Without the pictures, output the lines of the material from the very first through the one that holds "15, fontFamily: 'Liberation".

Supplied material:
··········

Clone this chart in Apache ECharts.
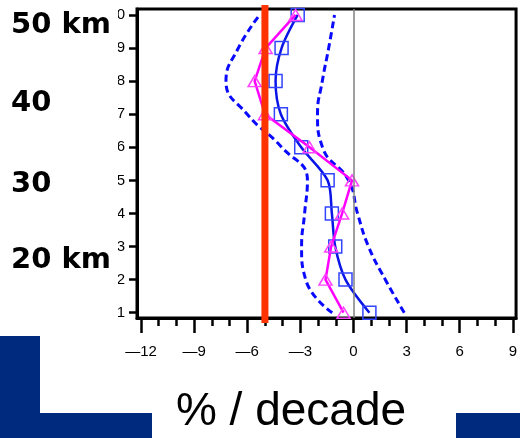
<!DOCTYPE html>
<html>
<head>
<meta charset="utf-8">
<script src="https://cdn.jsdelivr.net/npm/echarts@6/dist/echarts.min.js"></script>
<style>
  html, body { margin: 0; padding: 0; background: #fff; }
  #chart { width: 520px; height: 438px; }
</style>
</head>
<body>
<div id="chart"></div>
<script>
// Altitude levels (1 = lowest, 10 = highest)
const levels = [1, 2, 3, 4, 5, 6, 7, 8, 9, 10];

// Trends in % per decade at each level
const obsTrend   = [0.9, -0.45, -1.03, -1.22, -1.46, -2.95, -4.1, -4.4, -4.06, -3.15];
const modelTrend = [-0.56, -1.58, -1.26, -0.64, -0.08, -2.48, -5.0, -5.58, -4.96, -3.27];
const lowerBound = [-1.2, -2.7, -2.93, -2.76, -2.6, -4.05, -6.0, -7.2, -6.5, -5.3];
const upperBound = [2.87, 1.8, 0.85, 0.23, -0.28, -1.75, -2.03, -1.76, -1.4, -1.07];

// Reference trend marked by the vertical bar
const referenceTrend = -5;

// Axis ticks and labels
const xMajorTicks = [-12, -9, -6, -3, 0, 3, 6, 9];
const xTickLabels = ['\u201412', '\u20149', '\u20146', '\u20143', '0', '3', '6', '9'];
const xMinorTicks = [-12, -11, -10, -9, -8, -7, -6, -5, -4, -3, -2, -1, 0, 1, 2, 3, 4, 5, 6, 7, 8, 9];
const yTicks = [1, 2, 3, 4, 5, 6, 7, 8, 9, 10];
const yTickLabels = ['1', '2', '3', '4', '5', '6', '7', '8', '9', '10'];

// Altitude captions beside the axis
const altitudeCaptions = ['50 km', '40', '30', '20 km'];
const xAxisTitle = '% / decade';

const X_MIN = -12.225, X_MAX = 9.183;
const Y_MIN = 0.84, Y_MAX = 10.18;

const toPoints = xs => xs.map((x, i) => [x, levels[i]]);
const labelFor = (ticks, labels) => v => {
  const i = ticks.findIndex(t => Math.abs(t - v) < 1e-6);
  return i < 0 ? '' : labels[i];
};

const BLUE = '#0a14e6';
const DASH_BLUE = '#0a0aff';
const PINK = '#ff00ff';
const NAVY = '#002a7d';
const CAPTION_FONT = 'bold 29px "DejaVu Sans"';

const chart = echarts.init(document.getElementById('chart'), null, { renderer: 'canvas' });

const axisFont = { color: '#000', fontSize: 15, fontFamily: 'Liberation Sans' };

chart.setOption({
  backgroundColor: '#fff',
  animation: false,
  grid: {
    left: 137, top: 9, width: 380, height: 309,
    show: true, borderColor: '#000', borderWidth: 3, backgroundColor: 'transparent'
  },
  xAxis: [
    {
      type: 'value', min: X_MIN, max: X_MAX, position: 'bottom',
      axisLine: { show: true, onZero: false, lineStyle: { color: '#000', width: 3 } },
      axisTick: { show: true, customValues: xMajorTicks, length: 15, lineStyle: { color: '#000', width: 2.5 } },
      axisLabel: Object.assign({ customValues: xMajorTicks, margin: 26, formatter: labelFor(xMajorTicks, xTickLabels) }, axisFont),
      splitLine: { show: false }
    },
    {
      type: 'value', min: X_MIN, max: X_MAX, position: 'bottom', offset: 0,
      axisLine: { show: false },
      axisTick: { show: true, customValues: xMinorTicks, length: 8, lineStyle: { color: '#000', width: 2.5 } },
      axisLabel: { show: false },
      splitLine: { show: false }
    }
  ],
  yAxis: {
    type: 'value', min: Y_MIN, max: Y_MAX,
    axisLine: { show: true, onZero: false, lineStyle: { color: '#000', width: 3 } },
    axisTick: { show: true, customValues: yTicks, length: 8, lineStyle: { color: '#000', width: 2.5 } },
    axisLabel: Object.assign({ customValues: yTicks, margin: 12, formatter: labelFor(yTicks, yTickLabels) }, axisFont),
    splitLine: { show: false }
  },
  series: [
    {
      name: 'lower', type: 'line', data: toPoints(lowerBound), smooth: 0.5,
      symbol: 'none', lineStyle: { color: DASH_BLUE, width: 3, type: [7, 4], cap: 'butt' }, z: 2,
      markLine: {
        silent: true, symbol: 'none', label: { show: false },
        lineStyle: { color: '#808080', width: 1.5, type: 'solid' },
        data: [{ xAxis: 0 }]
      }
    },
    {
      name: 'upper', type: 'line', data: toPoints(upperBound), smooth: 0.5,
      symbol: 'none', lineStyle: { color: DASH_BLUE, width: 3, type: [7, 4], cap: 'butt' }, z: 2
    },
    {
      name: 'observed', type: 'line', data: toPoints(obsTrend), smooth: 0.3,
      symbol: 'rect', symbolSize: 13,
      lineStyle: { color: BLUE, width: 2.5 },
      itemStyle: { color: 'rgba(0,0,0,0)', borderColor: '#3344ff', borderWidth: 1.5 }, z: 3
    },
    {
      name: 'model', type: 'line', data: toPoints(modelTrend),
      symbol: 'triangle', symbolSize: [13, 11],
      lineStyle: { color: PINK, width: 2.5 },
      itemStyle: { color: 'rgba(0,0,0,0)', borderColor: '#ff44ff', borderWidth: 1.5 }, z: 4
    },
    {
      name: 'reference', type: 'custom', clip: false, z: 6,
      data: [[referenceTrend]],
      renderItem: (params, api) => {
        const top = api.coord([api.value(0), Y_MAX]);
        const bottom = api.coord([api.value(0), Y_MIN]);
        return {
          type: 'line',
          shape: { x1: top[0], y1: top[1] - 4, x2: bottom[0], y2: bottom[1] + 5 },
          style: { stroke: '#ff3300', lineWidth: 7 }
        };
      }
    }
  ],
  graphic: [
    { type: 'rect', z: 100, shape: { x: 0, y: 0, width: 118, height: 332 }, style: { fill: '#fff' } },
    { type: 'text', z: 101, x: 11, y: 25, style: { text: altitudeCaptions[0], font: CAPTION_FONT, fill: '#000', verticalAlign: 'middle' } },
    { type: 'text', z: 101, x: 11, y: 103, style: { text: altitudeCaptions[1], font: CAPTION_FONT, fill: '#000', verticalAlign: 'middle' } },
    { type: 'text', z: 101, x: 11, y: 184, style: { text: altitudeCaptions[2], font: CAPTION_FONT, fill: '#000', verticalAlign: 'middle' } },
    { type: 'text', z: 101, x: 11, y: 260, style: { text: altitudeCaptions[3], font: CAPTION_FONT, fill: '#000', verticalAlign: 'middle' } },
    // navy footer blocks
    { type: 'rect', z: 100, shape: { x: 0, y: 336, width: 40, height: 102 }, style: { fill: NAVY } },
    { type: 'rect', z: 100, shape: { x: 0, y: 413, width: 152, height: 25 }, style: { fill: NAVY } },
    { type: 'rect', z: 100, shape: { x: 456, y: 413, width: 64, height: 25 }, style: { fill: NAVY } },
    { type: 'text', z: 101, x: 291, y: 412, style: { text: xAxisTitle, font: '46px "Liberation Sans"', fill: '#000', align: 'center', verticalAlign: 'middle' } }
  ]
});
</script>
</body>
</html>
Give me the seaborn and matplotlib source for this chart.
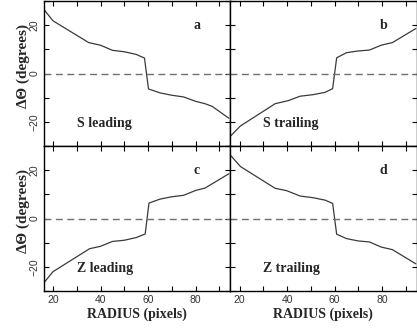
import matplotlib
matplotlib.use("Agg")
import matplotlib.pyplot as plt
from matplotlib.ticker import MultipleLocator
import seaborn as sns
import pandas as pd

sns.set_style("ticks")
plt.rcParams["font.family"] = ["Liberation Sans", "DejaVu Sans"]

# Angular offset vs radius for the four arm/spin configurations
radius_a = [16, 20, 35, 40, 45, 50, 55, 58.5, 60.2, 65, 70, 75, 80, 84, 87, 94]
theta_a = [26.7, 21.8, 12.8, 11.7, 9.6, 9.0, 7.9, 6.4, -6.4, -8.0, -9.0, -9.7, -11.5, -12.5, -13.6, -18.5]

radius_b = [16, 20.4, 35, 40.6, 45.5, 51, 56, 59.2, 60.9, 65, 69.8, 74.7, 79.6, 84.4, 94.2]
theta_b = [-26.1, -21.7, -12.5, -11.2, -9.4, -8.75, -7.8, -6.25, 6.5, 8.6, 9.3, 9.7, 11.7, 12.8, 18.6]

radius_c = [16, 20, 35.4, 40, 45, 50, 55, 58.8, 60.4, 65, 70, 75, 80, 84, 94]
theta_c = [-26.8, -22.0, -12.5, -11.5, -9.5, -9.0, -7.9, -6.4, 6.4, 8.0, 9.0, 9.6, 11.6, 12.6, 18.5]

radius_d = [16, 20.4, 35, 39.9, 45.5, 51, 56, 59.2, 60.9, 65, 70, 74.7, 79.6, 84.4, 94.2]
theta_d = [26.4, 21.5, 12.5, 11.5, 9.3, 8.6, 7.6, 6.25, -6.5, -8.3, -9.3, -9.7, -11.8, -12.9, -18.75]

panel_letters = ["a", "b", "c", "d"]
panel_titles = ["S leading", "S trailing", "Z leading", "Z trailing"]

series = [(radius_a, theta_a), (radius_b, theta_b), (radius_c, theta_c), (radius_d, theta_d)]

fig = plt.figure(figsize=(4.17, 3.29), dpi=100)

left, mid, right = 43.5 / 417, 230 / 417, 416.5 / 417
top, hmid, bottom = 1 - 1 / 329, 1 - 146 / 329, 1 - 291 / 329
boxes = [
    (left, hmid, mid - left, top - hmid),
    (mid, hmid, right - mid, top - hmid),
    (left, bottom, mid - left, hmid - bottom),
    (mid, bottom, right - mid, hmid - bottom),
]

serif = ["Liberation Serif", "DejaVu Serif"]

for i, (box, (rx, ty)) in enumerate(zip(boxes, series)):
    ax = fig.add_axes(box)
    df = pd.DataFrame({"radius": rx, "dtheta": ty})
    sns.lineplot(data=df, x="radius", y="dtheta", ax=ax, color="#3a3a3a", linewidth=0.9)
    ax.axhline(0, color="#707070", linewidth=1.0, linestyle=(0, (5, 3.2)))
    ax.set_xlim(16, 94.5)
    ax.set_ylim(-30, 30)
    ax.xaxis.set_major_locator(MultipleLocator(20))
    ax.xaxis.set_minor_locator(MultipleLocator(10))
    ax.yaxis.set_major_locator(MultipleLocator(20))
    ax.yaxis.set_minor_locator(MultipleLocator(10))
    ax.tick_params(which="both", direction="in", top=True, right=True,
                   length=3.5, width=0.8, color="black", labelsize=7.5,
                   labelcolor="#333333", pad=3)
    for sp in ax.spines.values():
        sp.set_linewidth(1.0)
        sp.set_color("black")
    for lab in ax.get_yticklabels():
        lab.set_rotation(90)
        lab.set_va("center")
    ax.text(80.5, 20, panel_letters[i], ha="center", va="center",
            fontsize=10, fontweight="bold", family=serif)
    ax.text(30, -20.5, panel_titles[i], ha="left", va="center",
            fontsize=10, fontweight="bold", family=serif)
    if i < 2:
        ax.tick_params(labelbottom=False)
        ax.set_xlabel("")
    else:
        ax.set_xlabel("RADIUS (pixels)", fontsize=10, fontweight="bold",
                      family=serif, labelpad=2)
    if i % 2 == 1:
        ax.tick_params(labelleft=False)
        ax.set_ylabel("")
    else:
        ax.set_ylabel("ΔΘ (degrees)", fontsize=11, fontweight="bold",
                      family=serif)
        ax.yaxis.set_label_coords(-0.075, 0.55)

fig.savefig("out.png", dpi=100)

··········

Answer for the task:
Clone this chart in Apache ECharts.
<!DOCTYPE html>
<html>
<head>
<meta charset="utf-8">
<script src="https://cdn.jsdelivr.net/npm/echarts@6/dist/echarts.min.js"></script>
<style>
  html, body { margin: 0; padding: 0; background: #fff; }
  #chart { width: 520px; height: 438px; }
</style>
</head>
<body>
<div id="chart"></div>
<script>
// Altitude levels (1 = lowest, 10 = highest)
const levels = [1, 2, 3, 4, 5, 6, 7, 8, 9, 10];

// Trends in % per decade at each level
const obsTrend   = [0.9, -0.45, -1.03, -1.22, -1.46, -2.95, -4.1, -4.4, -4.06, -3.15];
const modelTrend = [-0.56, -1.58, -1.26, -0.64, -0.08, -2.48, -5.0, -5.58, -4.96, -3.27];
const lowerBound = [-1.2, -2.7, -2.93, -2.76, -2.6, -4.05, -6.0, -7.2, -6.5, -5.3];
const upperBound = [2.87, 1.8, 0.85, 0.23, -0.28, -1.75, -2.03, -1.76, -1.4, -1.07];

// Reference trend marked by the vertical bar
const referenceTrend = -5;

// Axis ticks and labels
const xMajorTicks = [-12, -9, -6, -3, 0, 3, 6, 9];
const xTickLabels = ['\u201412', '\u20149', '\u20146', '\u20143', '0', '3', '6', '9'];
const xMinorTicks = [-12, -11, -10, -9, -8, -7, -6, -5, -4, -3, -2, -1, 0, 1, 2, 3, 4, 5, 6, 7, 8, 9];
const yTicks = [1, 2, 3, 4, 5, 6, 7, 8, 9, 10];
const yTickLabels = ['1', '2', '3', '4', '5', '6', '7', '8', '9', '10'];

// Altitude captions beside the axis
const altitudeCaptions = ['50 km', '40', '30', '20 km'];
const xAxisTitle = '% / decade';

const X_MIN = -12.225, X_MAX = 9.183;
const Y_MIN = 0.84, Y_MAX = 10.18;

const toPoints = xs => xs.map((x, i) => [x, levels[i]]);
const labelFor = (ticks, labels) => v => {
  const i = ticks.findIndex(t => Math.abs(t - v) < 1e-6);
  return i < 0 ? '' : labels[i];
};

const BLUE = '#0a14e6';
const DASH_BLUE = '#0a0aff';
const PINK = '#ff00ff';
const NAVY = '#002a7d';
const CAPTION_FONT = 'bold 29px "DejaVu Sans"';

const chart = echarts.init(document.getElementById('chart'), null, { renderer: 'canvas' });

const axisFont = { color: '#000', fontSize: 15, fontFamily: 'Liberation Sans' };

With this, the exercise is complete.